## OBJECTIVE:
Your task is to print, exactly and only, the lines from the start of the entries below through the line with "Chart.register(...registerables);". Include both ends, but skip the pictures.

Entries with chart source code:

▬▬▬

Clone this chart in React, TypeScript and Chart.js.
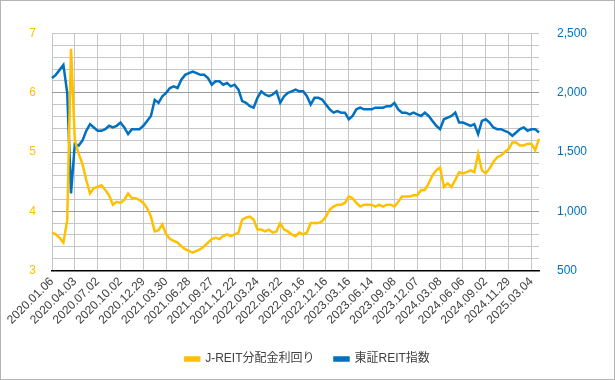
import React, { useEffect, useRef } from 'react';
import { Chart, registerables } from 'chart.js';

Chart.register(...registerables);

const tickLabels = [
  '2020.01.06', '2020.04.03', '2020.07.02', '2020.10.02', '2020.12.29',
  '2021.03.30', '2021.06.28', '2021.09.27', '2021.12.22', '2022.03.24',
  '2022.06.22', '2022.09.16', '2022.12.16', '2023.03.16', '2023.06.14',
  '2023.09.08', '2023.12.07', '2024.03.08', '2024.06.06', '2024.09.02',
  '2024.11.29', '2025.03.04',
];

// J-REIT distribution yield (%), sampled every 10 trading days
const yieldValues = [
  3.64, 3.61, 3.55, 3.47, 3.85, 6.74, 5.2, 4.97, 4.8, 4.53,
  4.3, 4.39, 4.41, 4.44, 4.36, 4.27, 4.11, 4.16, 4.14, 4.19,
  4.3, 4.22, 4.22, 4.19, 4.14, 4.05, 3.91, 3.66, 3.68, 3.78,
  3.61, 3.53, 3.5, 3.47, 3.41, 3.36, 3.33, 3.3, 3.33, 3.36,
  3.41, 3.47, 3.53, 3.55, 3.53, 3.58, 3.61, 3.58, 3.61, 3.64,
  3.86, 3.89, 3.91, 3.86, 3.69, 3.69, 3.66, 3.69, 3.64, 3.66,
  3.8, 3.69, 3.66, 3.61, 3.58, 3.64, 3.61, 3.64, 3.8, 3.8,
  3.8, 3.83, 3.91, 4.03, 4.08, 4.11, 4.11, 4.14, 4.25, 4.22,
  4.14, 4.08, 4.11, 4.11, 4.11, 4.08, 4.11, 4.08, 4.11, 4.11,
  4.08, 4.16, 4.25, 4.25, 4.25, 4.27, 4.27, 4.36, 4.36, 4.47,
  4.61, 4.69, 4.74, 4.41, 4.47, 4.41, 4.53, 4.66, 4.64, 4.66,
  4.69, 4.66, 4.97, 4.69, 4.64, 4.72, 4.83, 4.91, 4.94, 5.0,
  5.05, 5.16, 5.16, 5.11, 5.11, 5.14, 5.14, 5.03, 5.22,
];

// TSE REIT index, sampled every 10 trading days
const indexValues = [
  2124, 2151, 2193, 2235, 2000, 1151, 1568, 1554, 1596, 1679,
  1735, 1707, 1679, 1679, 1693, 1721, 1707, 1721, 1749, 1707,
  1651, 1693, 1693, 1693, 1721, 1762, 1804, 1940, 1915, 1971,
  1999, 2040, 2054, 2040, 2110, 2151, 2165, 2179, 2165, 2151,
  2151, 2124, 2068, 2096, 2096, 2068, 2082, 2054, 2068, 2026,
  1929, 1915, 1887, 1874, 1957, 2012, 1985, 1971, 1985, 2012,
  1915, 1971, 1999, 2012, 2026, 2012, 2012, 1971, 1901, 1957,
  1957, 1943, 1901, 1860, 1832, 1846, 1832, 1832, 1776, 1804,
  1860, 1874, 1860, 1860, 1860, 1874, 1874, 1874, 1887, 1887,
  1915, 1860, 1832, 1832, 1818, 1832, 1818, 1804, 1832, 1804,
  1762, 1721, 1693, 1776, 1790, 1804, 1832, 1749, 1749, 1735,
  1721, 1735, 1651, 1762, 1776, 1749, 1707, 1693, 1693, 1679,
  1665, 1637, 1665, 1693, 1707, 1679, 1693, 1693, 1665,
];

const SAMPLES_PER_TICK = 6;
const categories = yieldValues.map((_, i) =>
  i % SAMPLES_PER_TICK === 0 ? tickLabels[i / SAMPLES_PER_TICK] : ''
);

const YELLOW = '#FFC000';
const BLUE = '#0070C0';
const MINOR_GRID = '#c6c6c6';
const MAJOR_GRID = '#9a9a9a';
const FONT = '"Liberation Sans", Arial, "Noto Sans CJK JP", sans-serif';

const framePlugin = {
  id: 'frame',
  beforeDraw(chart: any) {
    const { ctx, width, height } = chart;
    ctx.save();
    ctx.fillStyle = '#ffffff';
    ctx.fillRect(0, 0, width, height);
    ctx.restore();
  },
  afterDraw(chart: any) {
    const { ctx, width, height } = chart;
    ctx.save();
    ctx.strokeStyle = '#b4b4b4';
    ctx.lineWidth = 1;
    ctx.strokeRect(0.5, 0.5, width - 1, height - 1);
    ctx.restore();
  },
};

const isInt = (v: number) => Math.abs(v - Math.round(v)) < 1e-6;

export default function App() {
  const ref = useRef<HTMLCanvasElement>(null);
  useEffect(() => {
    document.body.style.margin = '0';
    const chart = new Chart(ref.current as HTMLCanvasElement, {
      type: 'line',
      data: {
        labels: categories,
        datasets: [
          {
            label: 'J-REIT分配金利回り',
            data: yieldValues,
            borderColor: YELLOW,
            backgroundColor: YELLOW,
            borderWidth: 2.5,
            pointRadius: 0,
            tension: 0,
            yAxisID: 'y',
          },
          {
            label: '東証REIT指数',
            data: indexValues,
            borderColor: BLUE,
            backgroundColor: BLUE,
            borderWidth: 2.5,
            pointRadius: 0,
            tension: 0,
            yAxisID: 'y1',
          },
        ],
      },
      options: {
        responsive: false,
        animation: false,
        layout: { padding: { top: 33.5, bottom: 5, left: 0, right: 0 } },
        plugins: {
          legend: {
            position: 'bottom',
            labels: {
              boxWidth: 14,
              boxHeight: 3,
              padding: 20,
              color: '#404040',
              font: { size: 12, family: FONT },
            },
          },
          tooltip: { enabled: false },
        },
        scales: {
          x: {
            ticks: {
              autoSkip: false,
              maxRotation: 45,
              minRotation: 45,
              color: '#404040',
              padding: 4,
              font: { size: 12, family: FONT },
            },
            grid: {
              color: (c: any) => (c.index % SAMPLES_PER_TICK === 0 ? MINOR_GRID : 'rgba(0,0,0,0)'),
              drawTicks: false,
            },
            border: { color: '#000000', width: 1.5 },
            afterFit: (s: any) => {
              s.height = 62.5;
            },
          },
          y: {
            position: 'left',
            min: 3,
            max: 7,
            ticks: {
              stepSize: 0.2,
              autoSkip: false,
              color: YELLOW,
              padding: 16,
              font: { size: 12, family: FONT },
              callback: (v: any) => (isInt(Number(v)) ? String(Math.round(Number(v))) : ''),
            },
            grid: {
              color: (c: any) => {
                const v = c.tick ? c.tick.value : 0;
                return isInt(v) && Math.round(v) !== 7 ? MAJOR_GRID : MINOR_GRID;
              },
              drawTicks: false,
            },
            border: { display: false },
            afterFit: (s: any) => {
              s.width = 52;
            },
          },
          y1: {
            position: 'right',
            min: 500,
            max: 2500,
            ticks: {
              stepSize: 100,
              autoSkip: false,
              color: BLUE,
              padding: 10,
              font: { size: 12, family: FONT },
              callback: (v: any) =>
                Math.round(Number(v)) % 500 === 0 ? Math.round(Number(v)).toLocaleString('en-US') : '',
            },
            grid: { display: false },
            border: { display: false },
            afterFit: (s: any) => {
              s.width = 76;
            },
          },
        },
      },
      plugins: [framePlugin],
    });
    return () => chart.destroy();
  }, []);
  return <canvas ref={ref} width={615} height={380} style={{ display: 'block' }} />;
}
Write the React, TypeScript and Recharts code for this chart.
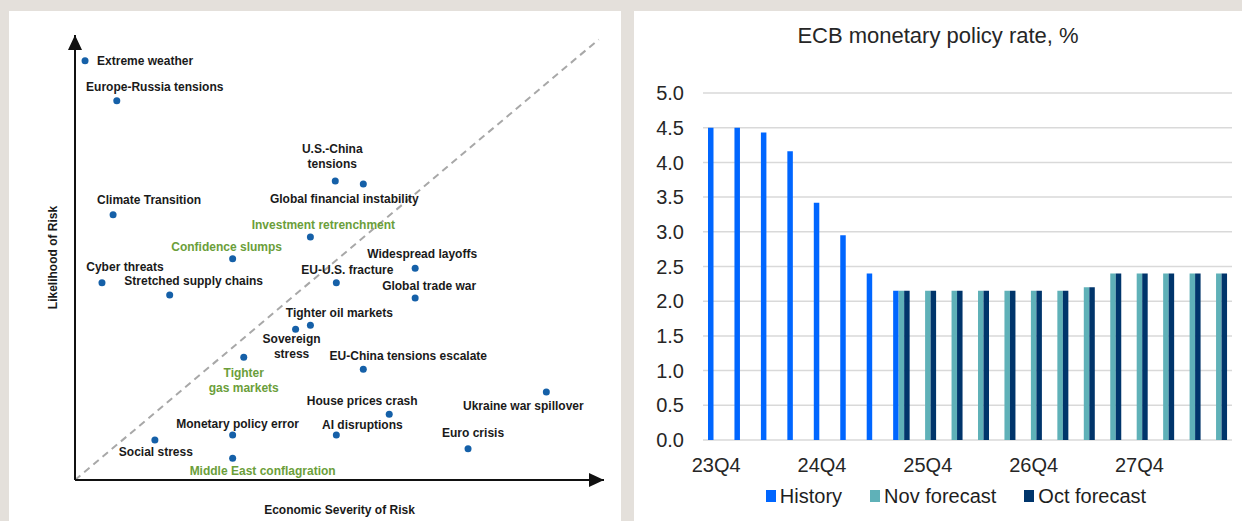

▬▬▬

## ANSWER TO THE EXERCISE:
Clone this chart in React, TypeScript and Chart.js.
import React, { useEffect, useRef } from 'react';
import { Chart, registerables } from 'chart.js';

Chart.register(...registerables);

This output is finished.